Figure 3: Process defect

Ongoing use of the dashboard promoted the continual refinement of structure and presentation of information mirroring the maturation of the design-to-volume manufacturing life-cycle process. Currently, the team is using the further refined dashboard shown in Figure 4.

Figure 4: Current version of the consolidated dashboard

Introduced in Figure 4 is the extensive use of another embedded PAS customer tool, the text box. Each of the individual text items is created and updated using the text box. This item, much like the sticky note, can be sized by expanding and contracting, moved via keyboard or touch from one column to next, and color-shifted easily. Using the text box allowed users to add a large amount of information without cluttering up the workspace. It quickly conveyed product and process status in a single view.

Not all topics addressed during the meeting are about process defects or issues to be resolved. Figure 5 is a picture taken by a field technician at the completion of a recent customer LPD 6K installation. We have successfully produced many panels at the Concord, MA, site that are now being installed at customer sites around the globe. Showing the finished installation to the team during the meeting is a morale boost for a job well done.
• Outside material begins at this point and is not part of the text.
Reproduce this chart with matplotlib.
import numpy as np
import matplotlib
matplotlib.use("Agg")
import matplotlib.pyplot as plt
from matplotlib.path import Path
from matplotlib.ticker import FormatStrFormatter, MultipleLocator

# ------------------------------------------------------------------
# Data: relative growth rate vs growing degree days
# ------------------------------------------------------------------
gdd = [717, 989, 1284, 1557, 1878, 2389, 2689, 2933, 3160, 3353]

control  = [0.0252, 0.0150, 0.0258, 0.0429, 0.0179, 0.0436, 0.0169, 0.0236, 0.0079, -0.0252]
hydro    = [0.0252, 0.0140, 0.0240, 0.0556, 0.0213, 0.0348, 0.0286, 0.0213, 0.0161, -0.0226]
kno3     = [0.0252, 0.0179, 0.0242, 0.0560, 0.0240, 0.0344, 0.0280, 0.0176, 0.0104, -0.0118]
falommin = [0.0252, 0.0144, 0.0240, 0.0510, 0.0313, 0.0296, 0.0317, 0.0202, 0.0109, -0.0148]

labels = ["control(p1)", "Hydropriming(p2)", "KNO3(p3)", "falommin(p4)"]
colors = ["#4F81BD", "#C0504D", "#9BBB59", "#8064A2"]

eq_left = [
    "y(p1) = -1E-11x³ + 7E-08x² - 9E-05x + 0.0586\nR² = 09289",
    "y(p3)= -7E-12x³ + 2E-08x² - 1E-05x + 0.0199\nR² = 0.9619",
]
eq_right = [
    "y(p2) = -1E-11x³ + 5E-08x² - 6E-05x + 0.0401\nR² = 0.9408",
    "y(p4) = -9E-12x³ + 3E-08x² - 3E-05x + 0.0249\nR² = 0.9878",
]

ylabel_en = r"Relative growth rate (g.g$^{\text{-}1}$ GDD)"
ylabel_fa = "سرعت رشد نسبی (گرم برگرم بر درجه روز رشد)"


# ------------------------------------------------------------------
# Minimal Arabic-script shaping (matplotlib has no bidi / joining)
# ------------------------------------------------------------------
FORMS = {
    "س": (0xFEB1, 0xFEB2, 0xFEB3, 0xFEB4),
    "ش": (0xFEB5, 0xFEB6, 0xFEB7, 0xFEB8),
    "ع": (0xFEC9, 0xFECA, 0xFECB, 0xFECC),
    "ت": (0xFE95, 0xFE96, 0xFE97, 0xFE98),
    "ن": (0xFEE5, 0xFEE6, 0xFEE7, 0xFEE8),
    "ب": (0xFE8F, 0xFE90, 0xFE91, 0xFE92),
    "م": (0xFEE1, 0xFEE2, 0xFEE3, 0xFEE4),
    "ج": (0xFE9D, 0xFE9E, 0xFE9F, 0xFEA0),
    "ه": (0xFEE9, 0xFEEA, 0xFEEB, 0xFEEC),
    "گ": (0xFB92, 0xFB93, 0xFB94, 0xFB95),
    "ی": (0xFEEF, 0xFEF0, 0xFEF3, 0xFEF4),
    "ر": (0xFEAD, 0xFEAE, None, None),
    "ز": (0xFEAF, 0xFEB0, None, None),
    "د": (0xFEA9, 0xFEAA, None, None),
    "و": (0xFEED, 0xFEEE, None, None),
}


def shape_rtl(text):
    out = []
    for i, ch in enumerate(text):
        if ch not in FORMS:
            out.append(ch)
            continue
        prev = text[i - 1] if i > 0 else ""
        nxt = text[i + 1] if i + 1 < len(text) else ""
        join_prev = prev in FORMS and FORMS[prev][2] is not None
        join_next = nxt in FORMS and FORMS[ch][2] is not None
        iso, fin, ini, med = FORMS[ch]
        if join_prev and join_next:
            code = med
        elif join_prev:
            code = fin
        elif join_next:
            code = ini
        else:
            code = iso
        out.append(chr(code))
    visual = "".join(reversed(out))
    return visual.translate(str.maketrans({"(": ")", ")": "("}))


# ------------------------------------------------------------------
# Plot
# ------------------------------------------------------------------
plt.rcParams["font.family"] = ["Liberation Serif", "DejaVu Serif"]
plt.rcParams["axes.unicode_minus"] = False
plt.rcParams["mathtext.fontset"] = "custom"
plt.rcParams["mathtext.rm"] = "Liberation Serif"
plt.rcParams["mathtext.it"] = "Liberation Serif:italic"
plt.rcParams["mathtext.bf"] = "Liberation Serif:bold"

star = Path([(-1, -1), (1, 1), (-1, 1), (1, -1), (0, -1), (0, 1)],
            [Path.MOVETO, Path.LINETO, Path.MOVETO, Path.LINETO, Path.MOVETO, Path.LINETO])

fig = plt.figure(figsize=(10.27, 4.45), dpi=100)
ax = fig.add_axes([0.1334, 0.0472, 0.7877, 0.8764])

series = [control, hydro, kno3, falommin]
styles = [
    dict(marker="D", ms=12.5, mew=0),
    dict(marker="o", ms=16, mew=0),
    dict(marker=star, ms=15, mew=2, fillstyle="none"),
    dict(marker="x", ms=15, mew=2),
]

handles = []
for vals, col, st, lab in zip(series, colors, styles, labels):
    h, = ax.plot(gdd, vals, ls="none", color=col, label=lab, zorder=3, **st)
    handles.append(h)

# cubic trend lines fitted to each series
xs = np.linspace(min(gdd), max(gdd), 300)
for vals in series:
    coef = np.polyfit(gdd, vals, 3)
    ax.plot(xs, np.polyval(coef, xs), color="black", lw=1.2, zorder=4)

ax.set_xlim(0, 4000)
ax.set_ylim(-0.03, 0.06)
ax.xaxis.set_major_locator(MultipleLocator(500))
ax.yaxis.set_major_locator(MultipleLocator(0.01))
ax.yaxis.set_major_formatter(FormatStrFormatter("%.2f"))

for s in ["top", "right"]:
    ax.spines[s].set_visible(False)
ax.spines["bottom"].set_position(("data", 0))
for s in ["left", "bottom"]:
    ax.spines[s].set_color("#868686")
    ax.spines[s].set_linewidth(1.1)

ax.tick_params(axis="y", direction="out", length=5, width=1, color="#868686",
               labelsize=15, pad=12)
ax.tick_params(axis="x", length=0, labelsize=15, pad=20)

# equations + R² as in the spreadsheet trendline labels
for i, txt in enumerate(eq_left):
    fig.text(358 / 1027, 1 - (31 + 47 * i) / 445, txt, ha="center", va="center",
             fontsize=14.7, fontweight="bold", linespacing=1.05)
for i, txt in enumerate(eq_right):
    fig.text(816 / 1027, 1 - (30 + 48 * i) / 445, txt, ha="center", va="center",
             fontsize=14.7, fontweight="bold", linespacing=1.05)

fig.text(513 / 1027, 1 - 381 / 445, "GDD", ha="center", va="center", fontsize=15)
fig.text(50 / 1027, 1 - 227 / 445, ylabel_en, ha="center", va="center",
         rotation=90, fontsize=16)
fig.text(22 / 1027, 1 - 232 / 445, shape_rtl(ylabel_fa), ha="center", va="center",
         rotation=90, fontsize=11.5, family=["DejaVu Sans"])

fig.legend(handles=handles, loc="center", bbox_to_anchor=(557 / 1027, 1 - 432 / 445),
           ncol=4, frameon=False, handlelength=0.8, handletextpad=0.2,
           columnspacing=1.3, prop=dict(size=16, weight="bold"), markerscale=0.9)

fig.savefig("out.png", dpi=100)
Figure 5: LPD 6K wall customer installation picture prior to customer turn over

At the end of each meeting, a snapshot of the dashboard is taken (using an embedded PAS tool) and stored as a retrievable file. This file can be immediately sent to anyone unable to attend that morning’s session, as well as serving as an archive of what was decided in that session, should it ever need to be reviewed.

Welcome to the True “15-Minute” Meeting:

Like most companies, Prysm has executive team members in different locations who are traveling often. PAS is a cloud based application, where all team members, regardless of location, have access to the dashboard and can see and fully engage in the daily meetings from any laptop, tablet or cell phone.

PAS works with or without Prysm displays, making the shared workspace appliance-agnostic. Team members worldwide, key suppliers, and any approved party can share information in real-time as it’s being created or accessed and/or on their schedules. Time zones and geography are no longer a barrier to manufacturing productivity.

And yes, the daily 15-minute meeting is now 15 minutes.